To me, the odd part is when you compare the performance of RPC vs inline code. You present it as if you found something new and foundational, only possible thanks to AI, when in fact, it has nothing to do with AI, and the results should be no surprise to anyone.
Your original architecture was a kludge to start with, it was a self-inflicted wound. This is probably the craziest part:
> We’d tried a few things over the years - optimizing expressions, output caching, and even embedding V8 directly into Go (to avoid the network hop).
I know hindsight is 20/20 - but still, you made the wrong decision at the start, and then you kept digging the hole deeper and deeper. Hopefully a good lesson for everyone working with microservices.
To end on a more positive note, I think this (porting code to other languages/platforms) is one use-case where AI code generation really shines, and will be of immense value in the future. Great reporting, just let's not confuse code generation with architectural decisions.
Oh, I don't disagree. The original vision and what the product ended up doing are light years apart. Likely, had we known what it would evolve into, we would have decided on a different solution (perhaps not JSONata at all, for example).
Having said that, My opinion still is that the previous solution had valid business merit. Though inefficient, the fact that it was infinitely scalable and the only limit was pure dollar cost is pretty valuable. It enables business stakeholders / managers to objectively quantify the value of the feature (for X dollars we get Y business, scaling linearly). I've worked in many systems where this was not at all the case, and there was a hard-limit at some point where the feature simply shut down.
> Finally, regarding the $300k/year cost (which many here seem to be horrified by) - it seems I wasn't clear enough in the blog. 200 pods was not the entire fleet, and it was not statically set. It was a single cluster at peak time. We have multiple clusters, each with their own traffic patterns and auto-scaling configurations. The total cost was $25k/month when summed as a whole.

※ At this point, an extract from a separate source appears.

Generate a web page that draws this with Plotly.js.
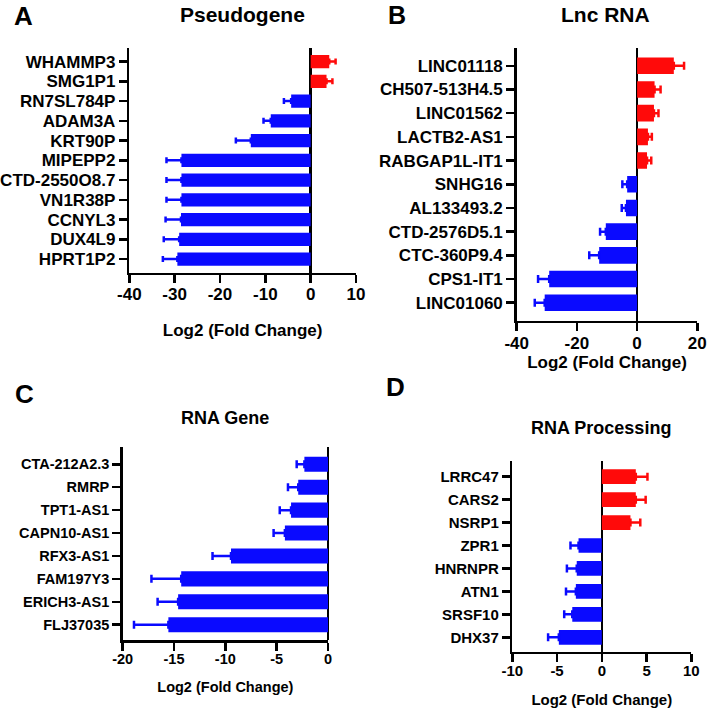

So, then, what do you estimate the actual savings of the transition to be, taking into account only the component in question and its actual resource needs? (i.e. not simply projecting based on a linear multiple of peak utilization).
I'm going to be a little harsh here, and please forgive me: intellectual dishonesty, especially when the hard numbers are easily determinable, is something I've denied engineers' promotions for. It's genuinely impressive that you've saved the company money, but $500k/year based on peak projections is a very different number than, say, $100k/year in actual resources saved over the full course of it.
200 pods was peak allocation on a specific cluster, not total sustained cost for all of prod. The savings are taken by quite literally looking at the last month's bill on the cloud, compared to the new one after all optimizations applied and resources were aligned.
I appreciated the writeup and your clarification.
I wonder whether this was your first attempt to solve this issue with LLMs, and this was the time you finally felt they were good enough for the job. Did you try doing this switch earlier on, for example last year when Claude Code was released?
Honestly, I was very adverse to agentic code up until Opus came out. The hallucinations and false confidence it had in objectively wrong answers just broke more things than it fixed.
However after it came out it suddenly behaved closely to what they marketed it as being. So it was my first real end-to-end project relying on AI at the front seat. Though design wise it is nowhere near perfect, I was holding it's hand the entire way throughout.